Over decades, they were fairly successful. The Croats were Roman-Catholics like 80% of the Swabians which (unlike in the case of the Orthodox Serbs) facilitated inter-marrying and adoption of the local language through church attendance. The Swabians were usually a minority in Croat or Serbian villages which forced them to use Croat or Serbian much more often than their mother tong.

Last but not least, the Germans had almost no German schools there (which the Croat government refused to open for them). For all these reasons they soon became nationally dormant and their national awakening started only in 1930s. It would not only reawake the animosity of nationalist Croat intellectuals, but partly also fear among the Croat and Serb population (because of the resurgence of Germany’s influence in Europe). At the same time, it would split the Volksdeutsche into two opposed camps: the national one and the pro-Croat or Croatized one.

This situation would prevail throughout WWII in which Croatia was granted independence by the Axis powers. Its government had to make concessions to the Volksdeutsche who in turn had to be in the service of the Reich – just like Croatia itself.
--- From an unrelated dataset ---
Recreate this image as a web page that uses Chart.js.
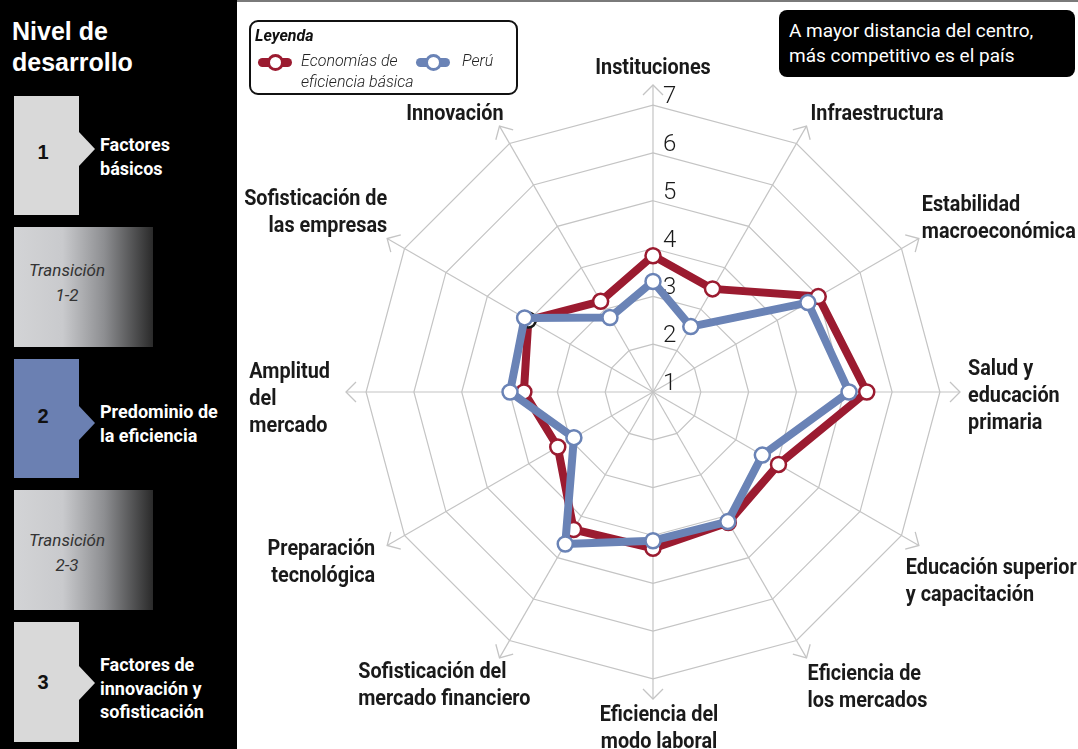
<!DOCTYPE html>
<html lang="es">
<head>
<meta charset="utf-8">
<title>Índice de competitividad - Perú</title>
<script src="https://cdn.jsdelivr.net/npm/chart.js@4.4.0/dist/chart.umd.min.js"></script>
<style>
  body { margin: 0; width: 1078px; height: 749px; overflow: hidden; background: #fff; position: relative; font-family: Roboto, "Liberation Sans", sans-serif; }
  #grafico { position: absolute; left: 0; top: 0; }
  .borde-sup { position: absolute; left: 237px; top: 0; width: 841px; height: 2px; background: #7a7a7a; }
  .panel { position: absolute; left: 0; top: 0; width: 237px; height: 749px; background: #000; }
  .titulo { position: absolute; left: 12px; top: 16px; color: #fff; font: bold 25px/31px "Liberation Sans", Arial, sans-serif; }
  .caja { position: absolute; left: 14px; width: 65px; background: #d9d9d9; }
  .caja.azul { background: #6b80b2; }
  .num { position: absolute; left: 14px; width: 58px; text-align: center; font: bold 20px/24px "Liberation Sans", Arial, sans-serif; color: #111; }
  .punta { position: absolute; left: 79px; width: 0; height: 0; border-left: 16px solid #d9d9d9; border-top: 17px solid transparent; border-bottom: 17px solid transparent; }
  .punta.azul { border-left-color: #6b80b2; }
  .etapa { position: absolute; left: 100px; color: #fff; font: bold 18px/23.5px Roboto, sans-serif; }
  .transicion { position: absolute; left: 14px; width: 139px; height: 120px;
    background: linear-gradient(to right, #d3d4d6 0%, #c9cacd 35%, #8d8e91 65%, #2a2a2a 100%); }
  .trans-txt { position: absolute; left: 14px; width: 106px; text-align: center; color: #333; font: italic 17px/25px Roboto, sans-serif; }
  .leyenda { position: absolute; left: 249px; top: 20px; width: 265px; height: 71px; border: 2px solid #111; border-radius: 9px; background: #fff; }
  .ley-tit { position: absolute; left: 255px; top: 26px; font: italic bold 16px/20px Roboto, sans-serif; color: #111; }
  .ley-txt { position: absolute; top: 50px; font: italic 300 16px/21px Roboto, sans-serif; color: #222; }
  .barra { position: absolute; top: 58px; width: 34px; height: 9px; border-radius: 5px; }
  .circulo { position: absolute; top: 54px; width: 17px; height: 17px; box-sizing: border-box; border: 3px solid; border-radius: 50%; background: #fff; }
  .nota { position: absolute; left: 779px; top: 10px; width: 286px; height: 67px; padding-left: 10px; background: #000; border-radius: 8px; color: #fff; font: 19px/25px Roboto, sans-serif; }
  .nota div { padding-top: 8px; }
</style>
</head>
<body>
<canvas id="grafico" width="1078" height="749"></canvas>
<div class="borde-sup"></div>

<div class="panel"></div>
<div class="titulo">Nivel de<br>desarrollo</div>

<div class="caja" style="top:96px;height:119px"></div>
<div class="punta" style="top:132px"></div>
<div class="num" style="top:140px">1</div>
<div class="etapa" style="top:133px">Factores<br>básicos</div>

<div class="transicion" style="top:227px"></div>
<div class="trans-txt" style="top:258px">Transición<br>1-2</div>

<div class="caja azul" style="top:359px;height:119px"></div>
<div class="punta azul" style="top:406px"></div>
<div class="num" style="top:404px">2</div>
<div class="etapa" style="top:400px">Predominio de<br>la eficiencia</div>

<div class="transicion" style="top:490px"></div>
<div class="trans-txt" style="top:528px">Transición<br>2-3</div>

<div class="caja" style="top:622px;height:120px"></div>
<div class="punta" style="top:666px"></div>
<div class="num" style="top:670px">3</div>
<div class="etapa" style="top:653px">Factores de<br>innovación y<br>sofisticación</div>

<div class="leyenda"></div>
<div class="ley-tit">Leyenda</div>
<div class="barra" style="left:258px;background:#9b1b30"></div>
<div class="circulo" style="left:267px;border-color:#9b1b30"></div>
<div class="ley-txt" style="left:301px">Economías de<br>eficiencia básica</div>
<div class="barra" style="left:416px;background:#6a83b6"></div>
<div class="circulo" style="left:425px;border-color:#6a83b6"></div>
<div class="ley-txt" style="left:462px">Perú</div>

<div class="nota"><div>A mayor distancia del centro,<br>más competitivo es el país</div></div>

<script>
const lienzo = document.getElementById('grafico');
const ctx = lienzo.getContext('2d');

// --- Datos ---
const categorias = [
    ['Instituciones'],
    ['Infraestructura'],
    ['Estabilidad', 'macroeconómica'],
    ['Salud y', 'educación', 'primaria'],
    ['Educación superior', 'y capacitación'],
    ['Eficiencia de', 'los mercados'],
    ['Eficiencia del', 'modo laboral'],
    ['Sofisticación del', 'mercado financiero'],
    ['Preparación', 'tecnológica'],
    ['Amplitud', 'del', 'mercado'],
    ['Sofisticación de', 'las empresas'],
    ['Innovación']
];
const valoresEficiencia = [3.85, 3.49, 4.99, 5.47, 4.03, 4.15, 4.27, 4.32, 3.30, 3.70, 4.01, 3.19];
const valoresPeru = [3.31, 2.58, 4.74, 5.10, 3.64, 4.13, 4.11, 4.67, 2.91, 3.99, 4.10, 2.80];
const marcasEscala = [1, 2, 3, 4, 5, 6, 7];

const rojo = '#9b1b30';
const azul = '#6a83b6';
const gris = '#c4c4c4';

// alineación de cada renglón dentro de su etiqueta, y pequeños ajustes de posición
const alineaciones = ['center', 'left', 'left', 'left', 'left', 'left', 'center', 'left', 'right', 'left', 'right', 'right'];
const ajustes = {
    0: [0, 5], 1: [0, 9], 2: [-4, 11], 3: [0, 4], 4: [-20, 5], 5: [-3, -4],
    6: [6, -5], 7: [35, -6], 8: [-5, -14], 9: [-8, 7], 10: [7, 5], 11: [8, 9]
};

// --- Decoración: flechas, números de la escala y nombres de los pilares ---
const decoracion = {
    id: 'decoracion',
    beforeDatasetsDraw(chart) {
        const s = chart.scales.r;
        const c = chart.ctx;
        c.save();

        // puntas de flecha al final de cada eje
        c.strokeStyle = gris;
        c.lineWidth = 1.3;
        for (let i = 0; i < categorias.length; i++) {
            const tip = s.getPointPosition(i, s.drawingArea);
            const a = s.getIndexAngle(i) - Math.PI / 2;
            const dx = Math.cos(a), dy = Math.sin(a);
            c.beginPath();
            c.moveTo(tip.x - 10 * dx - 10 * dy, tip.y - 10 * dy + 10 * dx);
            c.lineTo(tip.x, tip.y);
            c.lineTo(tip.x - 10 * dx + 10 * dy, tip.y - 10 * dy - 10 * dx);
            c.stroke();
        }

        // números de la escala
        c.fillStyle = '#1a1a1a';
        c.font = '300 24px Roboto';
        c.textAlign = 'left';
        c.textBaseline = 'middle';
        marcasEscala.forEach(v => {
            const r = s.getDistanceFromCenterForValue(v);
            c.fillText(String(v), s.xCenter + 10, s.yCenter - r - 8);
        });
        c.restore();
    },
    afterDraw(chart) {
        const s = chart.scales.r;
        const c = chart.ctx;
        const condensa = 0.9;
        const lh = 27;
        c.save();
        c.fillStyle = '#1a1a1a';
        c.font = 'bold 22px Roboto';
        c.textAlign = 'left';
        c.textBaseline = 'middle';
        categorias.forEach((lineas, i) => {
            const p = s.getPointPosition(i, s.drawingArea + 8);
            const ang = Math.round(s.getIndexAngle(i) * 180 / Math.PI);
            const anchos = lineas.map(t => c.measureText(t).width * condensa);
            const w = Math.max(...anchos);
            const h = lineas.length * lh;
            let left = (ang === 0 || ang === 180) ? p.x - w / 2 : (ang < 180 ? p.x : p.x - w);
            let top = (ang === 90 || ang === 270) ? p.y - h / 2 : ((ang < 90 || ang > 270) ? p.y - h : p.y);
            if (ajustes[i]) {
                left += ajustes[i][0];
                top += ajustes[i][1];
            }
            lineas.forEach((t, k) => {
                const al = alineaciones[i];
                const x = al === 'left' ? left : (al === 'right' ? left + w - anchos[k] : left + (w - anchos[k]) / 2);
                const y = top + lh * k + lh / 2;
                c.save();
                c.translate(x, y);
                c.scale(condensa, 1);
                c.fillText(t, 0, 0);
                c.restore();
            });
        });
        c.restore();
    }
};

new Chart(ctx, {
    type: 'radar',
    data: {
        labels: categorias,
        datasets: [
            {
                label: 'Economías de eficiencia básica',
                data: valoresEficiencia,
                borderColor: rojo,
                borderWidth: 8,
                pointRadius: 7.5,
                pointBorderWidth: 2.5,
                pointBackgroundColor: '#fff',
                pointBorderColor: valoresEficiencia.map((v, i) => i === 10 ? '#1a1a1a' : rojo),
                fill: false,
                order: 2
            },
            {
                label: 'Perú',
                data: valoresPeru,
                borderColor: azul,
                borderWidth: 8,
                pointRadius: 7.5,
                pointBorderWidth: 2.5,
                pointBackgroundColor: '#fff',
                pointBorderColor: azul,
                fill: false,
                order: 1
            }
        ]
    },
    options: {
        responsive: false,
        animation: false,
        layout: { padding: { left: 346, right: 118, top: 85, bottom: 50 } },
        plugins: { legend: { display: false }, tooltip: { enabled: false } },
        elements: { line: { tension: 0, borderJoinStyle: 'round' } },
        scales: {
            r: {
                min: 1,
                max: 7.42,
                afterBuildTicks: (scale) => { scale.ticks = marcasEscala.map(v => ({ value: v })); },
                ticks: { display: false, stepSize: 1 },
                grid: { color: gris, lineWidth: 1.2 },
                angleLines: { color: gris, lineWidth: 1.2 },
                pointLabels: { display: false }
            }
        }
    },
    plugins: [decoracion]
});
</script>
</body>
</html>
The Ustasha (Croat fascists) and the Volksdeutsche go-getters were scrambling for power and Jewish and Serbian property.

The Croatian government and intelligentsia remained anti-German, despite the official friendship with the Reich. As fate would have it, the two largest single war-crimes committed by the Banat Volksdeutsche SS-Division “Prinz Eugen” while fighting the partisans , were committed against two Croat villages. Although 90% of the Croatian Germans were evacuated before the partisan power was established, the fate of the rest was no different from that of other Volksdeutsche, and the supreme master of their fate was a Croat: the partisan leader Tito.

The same historical arguments for their incarceration and expulsion were adduced in Croatia as in Slovenia and the Vojvodina, whereas German origin of many Croat luminaries as well as the huge contribution of the Germans to Croatia’s development were conveniently forgotten. As in the Vojvodina they have been rediscovered and acknowledged only after the fall of communism.